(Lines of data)
[start]

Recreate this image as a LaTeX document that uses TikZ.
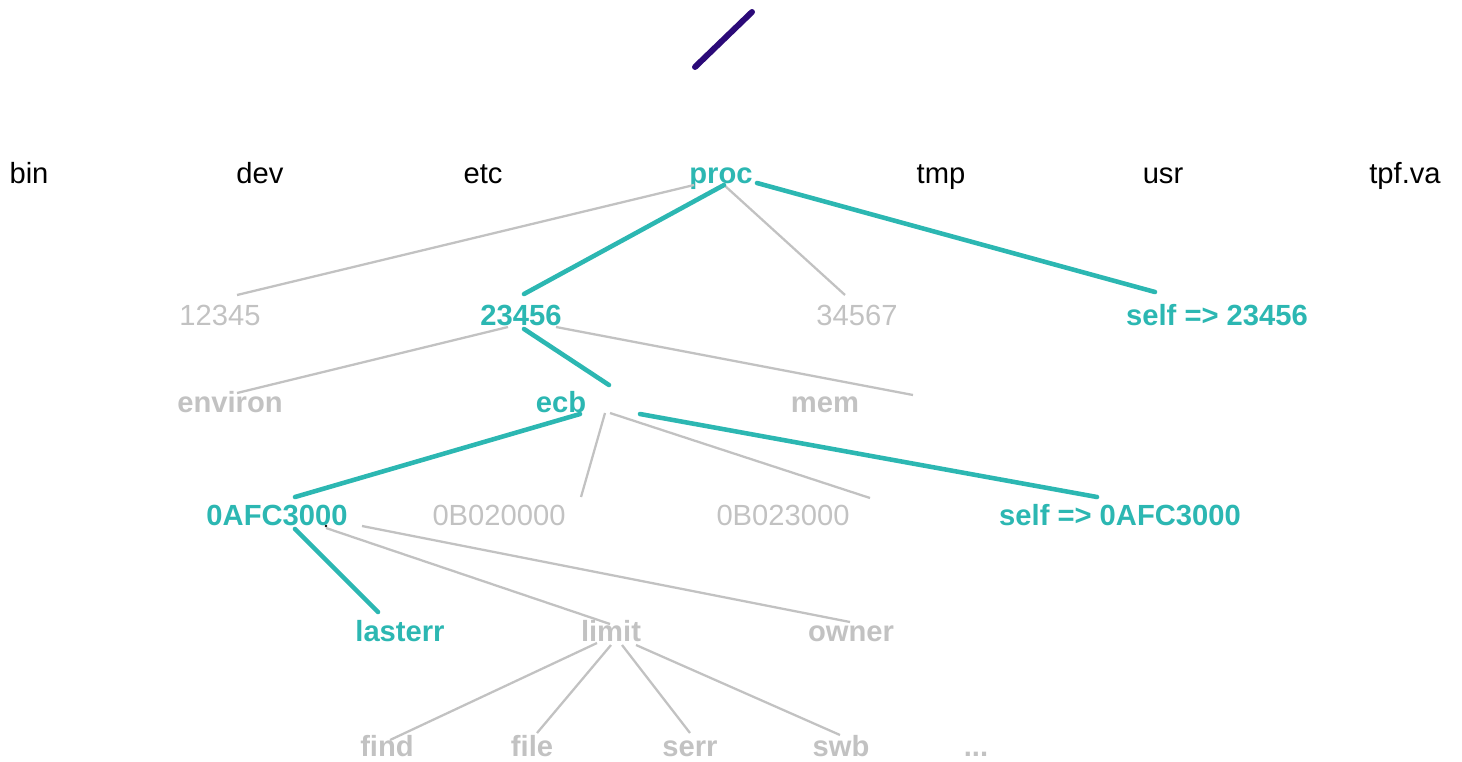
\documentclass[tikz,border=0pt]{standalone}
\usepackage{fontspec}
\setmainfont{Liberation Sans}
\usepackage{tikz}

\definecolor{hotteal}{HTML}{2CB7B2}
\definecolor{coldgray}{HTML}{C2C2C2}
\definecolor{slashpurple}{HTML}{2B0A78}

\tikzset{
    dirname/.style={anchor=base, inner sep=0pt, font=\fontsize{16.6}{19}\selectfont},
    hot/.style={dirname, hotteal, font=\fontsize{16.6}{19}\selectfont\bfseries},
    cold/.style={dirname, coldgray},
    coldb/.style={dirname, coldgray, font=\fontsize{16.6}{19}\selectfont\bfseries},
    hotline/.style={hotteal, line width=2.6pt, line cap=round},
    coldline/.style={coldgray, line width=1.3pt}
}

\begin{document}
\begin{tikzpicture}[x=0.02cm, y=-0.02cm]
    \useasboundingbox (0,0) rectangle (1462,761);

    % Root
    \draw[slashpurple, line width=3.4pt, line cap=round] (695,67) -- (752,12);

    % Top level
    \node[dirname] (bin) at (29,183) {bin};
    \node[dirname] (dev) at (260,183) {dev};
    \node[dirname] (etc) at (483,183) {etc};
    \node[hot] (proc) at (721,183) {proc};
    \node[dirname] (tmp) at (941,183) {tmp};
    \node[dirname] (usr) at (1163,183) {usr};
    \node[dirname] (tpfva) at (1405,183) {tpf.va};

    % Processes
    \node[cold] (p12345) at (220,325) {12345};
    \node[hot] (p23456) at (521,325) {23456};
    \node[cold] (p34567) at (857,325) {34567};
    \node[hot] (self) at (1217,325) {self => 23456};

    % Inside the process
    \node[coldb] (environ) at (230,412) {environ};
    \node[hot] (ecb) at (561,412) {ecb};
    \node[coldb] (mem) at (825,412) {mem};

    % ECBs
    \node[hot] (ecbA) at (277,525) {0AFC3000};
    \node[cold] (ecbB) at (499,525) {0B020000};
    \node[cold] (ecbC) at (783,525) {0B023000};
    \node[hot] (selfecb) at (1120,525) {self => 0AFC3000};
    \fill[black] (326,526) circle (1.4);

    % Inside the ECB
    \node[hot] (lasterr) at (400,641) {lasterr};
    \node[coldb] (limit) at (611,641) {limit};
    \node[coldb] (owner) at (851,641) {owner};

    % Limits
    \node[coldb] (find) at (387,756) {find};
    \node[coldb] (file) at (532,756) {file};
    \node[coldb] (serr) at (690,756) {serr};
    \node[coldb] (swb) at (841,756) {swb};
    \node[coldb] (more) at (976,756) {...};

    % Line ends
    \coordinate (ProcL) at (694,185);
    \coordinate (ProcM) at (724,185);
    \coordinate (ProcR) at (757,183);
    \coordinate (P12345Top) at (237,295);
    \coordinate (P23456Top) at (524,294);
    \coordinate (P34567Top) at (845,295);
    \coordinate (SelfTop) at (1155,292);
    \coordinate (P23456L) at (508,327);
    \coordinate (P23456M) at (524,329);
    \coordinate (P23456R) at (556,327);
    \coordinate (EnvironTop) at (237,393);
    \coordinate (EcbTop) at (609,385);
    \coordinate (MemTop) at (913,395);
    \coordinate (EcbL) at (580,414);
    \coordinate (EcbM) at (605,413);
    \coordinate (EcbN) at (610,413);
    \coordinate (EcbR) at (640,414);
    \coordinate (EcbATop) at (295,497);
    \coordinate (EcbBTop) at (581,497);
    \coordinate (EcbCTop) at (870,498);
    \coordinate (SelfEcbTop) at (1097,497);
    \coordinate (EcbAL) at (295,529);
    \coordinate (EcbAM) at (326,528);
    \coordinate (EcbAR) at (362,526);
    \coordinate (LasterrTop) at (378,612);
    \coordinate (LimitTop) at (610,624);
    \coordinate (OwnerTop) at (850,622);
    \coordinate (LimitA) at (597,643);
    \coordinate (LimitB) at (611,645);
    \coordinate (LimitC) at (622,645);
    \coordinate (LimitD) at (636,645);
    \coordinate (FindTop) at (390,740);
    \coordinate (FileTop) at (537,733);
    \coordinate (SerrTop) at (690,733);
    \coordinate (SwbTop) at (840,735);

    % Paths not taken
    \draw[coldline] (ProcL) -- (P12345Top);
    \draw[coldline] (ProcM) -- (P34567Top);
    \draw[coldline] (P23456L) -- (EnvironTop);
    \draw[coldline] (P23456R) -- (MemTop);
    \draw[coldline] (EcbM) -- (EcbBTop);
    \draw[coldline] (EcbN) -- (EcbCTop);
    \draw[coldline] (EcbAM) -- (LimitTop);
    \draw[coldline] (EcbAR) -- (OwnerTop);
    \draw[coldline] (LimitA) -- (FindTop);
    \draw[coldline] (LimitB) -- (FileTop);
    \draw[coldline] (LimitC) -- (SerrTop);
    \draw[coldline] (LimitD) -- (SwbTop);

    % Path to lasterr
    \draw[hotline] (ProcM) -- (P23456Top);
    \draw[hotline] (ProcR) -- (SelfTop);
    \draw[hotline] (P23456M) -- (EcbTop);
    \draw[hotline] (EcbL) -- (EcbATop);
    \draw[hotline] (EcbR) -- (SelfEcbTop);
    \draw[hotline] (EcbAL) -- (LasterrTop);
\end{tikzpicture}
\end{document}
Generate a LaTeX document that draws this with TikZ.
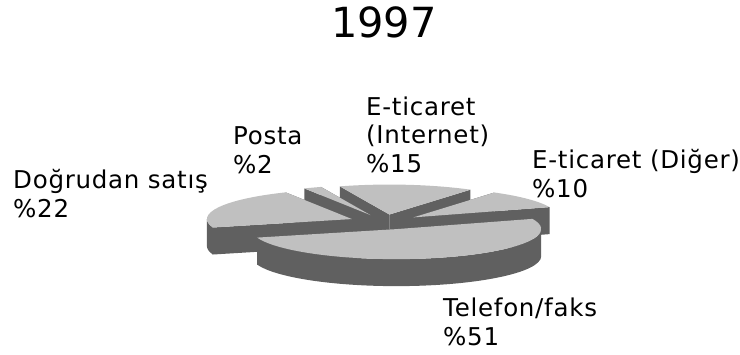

[end]

> [Aim of the task] Omit every picture, and otherwise quote the entries exactly.

> [Finished answer]
Recreate this image as a LaTeX document that uses TikZ.
\documentclass[tikz,border=0pt]{standalone}
\usepackage{fontspec}
\setmainfont{Liberation Sans}
\usepackage{tikz}

\definecolor{hotteal}{HTML}{2CB7B2}
\definecolor{coldgray}{HTML}{C2C2C2}
\definecolor{slashpurple}{HTML}{2B0A78}

\tikzset{
    dirname/.style={anchor=base, inner sep=0pt, font=\fontsize{16.6}{19}\selectfont},
    hot/.style={dirname, hotteal, font=\fontsize{16.6}{19}\selectfont\bfseries},
    cold/.style={dirname, coldgray},
    coldb/.style={dirname, coldgray, font=\fontsize{16.6}{19}\selectfont\bfseries},
    hotline/.style={hotteal, line width=2.6pt, line cap=round},
    coldline/.style={coldgray, line width=1.3pt}
}

\begin{document}
\begin{tikzpicture}[x=0.02cm, y=-0.02cm]
    \useasboundingbox (0,0) rectangle (1462,761);

    % Root
    \draw[slashpurple, line width=3.4pt, line cap=round] (695,67) -- (752,12);

    % Top level
    \node[dirname] (bin) at (29,183) {bin};
    \node[dirname] (dev) at (260,183) {dev};
    \node[dirname] (etc) at (483,183) {etc};
    \node[hot] (proc) at (721,183) {proc};
    \node[dirname] (tmp) at (941,183) {tmp};
    \node[dirname] (usr) at (1163,183) {usr};
    \node[dirname] (tpfva) at (1405,183) {tpf.va};

    % Processes
    \node[cold] (p12345) at (220,325) {12345};
    \node[hot] (p23456) at (521,325) {23456};
    \node[cold] (p34567) at (857,325) {34567};
    \node[hot] (self) at (1217,325) {self => 23456};

    % Inside the process
    \node[coldb] (environ) at (230,412) {environ};
    \node[hot] (ecb) at (561,412) {ecb};
    \node[coldb] (mem) at (825,412) {mem};

    % ECBs
    \node[hot] (ecbA) at (277,525) {0AFC3000};
    \node[cold] (ecbB) at (499,525) {0B020000};
    \node[cold] (ecbC) at (783,525) {0B023000};
    \node[hot] (selfecb) at (1120,525) {self => 0AFC3000};
    \fill[black] (326,526) circle (1.4);

    % Inside the ECB
    \node[hot] (lasterr) at (400,641) {lasterr};
    \node[coldb] (limit) at (611,641) {limit};
    \node[coldb] (owner) at (851,641) {owner};

    % Limits
    \node[coldb] (find) at (387,756) {find};
    \node[coldb] (file) at (532,756) {file};
    \node[coldb] (serr) at (690,756) {serr};
    \node[coldb] (swb) at (841,756) {swb};
    \node[coldb] (more) at (976,756) {...};

    % Line ends
    \coordinate (ProcL) at (694,185);
    \coordinate (ProcM) at (724,185);
    \coordinate (ProcR) at (757,183);
    \coordinate (P12345Top) at (237,295);
    \coordinate (P23456Top) at (524,294);
    \coordinate (P34567Top) at (845,295);
    \coordinate (SelfTop) at (1155,292);
    \coordinate (P23456L) at (508,327);
    \coordinate (P23456M) at (524,329);
    \coordinate (P23456R) at (556,327);
    \coordinate (EnvironTop) at (237,393);
    \coordinate (EcbTop) at (609,385);
    \coordinate (MemTop) at (913,395);
    \coordinate (EcbL) at (580,414);
    \coordinate (EcbM) at (605,413);
    \coordinate (EcbN) at (610,413);
    \coordinate (EcbR) at (640,414);
    \coordinate (EcbATop) at (295,497);
    \coordinate (EcbBTop) at (581,497);
    \coordinate (EcbCTop) at (870,498);
    \coordinate (SelfEcbTop) at (1097,497);
    \coordinate (EcbAL) at (295,529);
    \coordinate (EcbAM) at (326,528);
    \coordinate (EcbAR) at (362,526);
    \coordinate (LasterrTop) at (378,612);
    \coordinate (LimitTop) at (610,624);
    \coordinate (OwnerTop) at (850,622);
    \coordinate (LimitA) at (597,643);
    \coordinate (LimitB) at (611,645);
    \coordinate (LimitC) at (622,645);
    \coordinate (LimitD) at (636,645);
    \coordinate (FindTop) at (390,740);
    \coordinate (FileTop) at (537,733);
    \coordinate (SerrTop) at (690,733);
    \coordinate (SwbTop) at (840,735);

    % Paths not taken
    \draw[coldline] (ProcL) -- (P12345Top);
    \draw[coldline] (ProcM) -- (P34567Top);
    \draw[coldline] (P23456L) -- (EnvironTop);
    \draw[coldline] (P23456R) -- (MemTop);
    \draw[coldline] (EcbM) -- (EcbBTop);
    \draw[coldline] (EcbN) -- (EcbCTop);
    \draw[coldline] (EcbAM) -- (LimitTop);
    \draw[coldline] (EcbAR) -- (OwnerTop);
    \draw[coldline] (LimitA) -- (FindTop);
    \draw[coldline] (LimitB) -- (FileTop);
    \draw[coldline] (LimitC) -- (SerrTop);
    \draw[coldline] (LimitD) -- (SwbTop);

    % Path to lasterr
    \draw[hotline] (ProcM) -- (P23456Top);
    \draw[hotline] (ProcR) -- (SelfTop);
    \draw[hotline] (P23456M) -- (EcbTop);
    \draw[hotline] (EcbL) -- (EcbATop);
    \draw[hotline] (EcbR) -- (SelfEcbTop);
    \draw[hotline] (EcbAL) -- (LasterrTop);
\end{tikzpicture}
\end{document}
Generate a LaTeX document that draws this with TikZ.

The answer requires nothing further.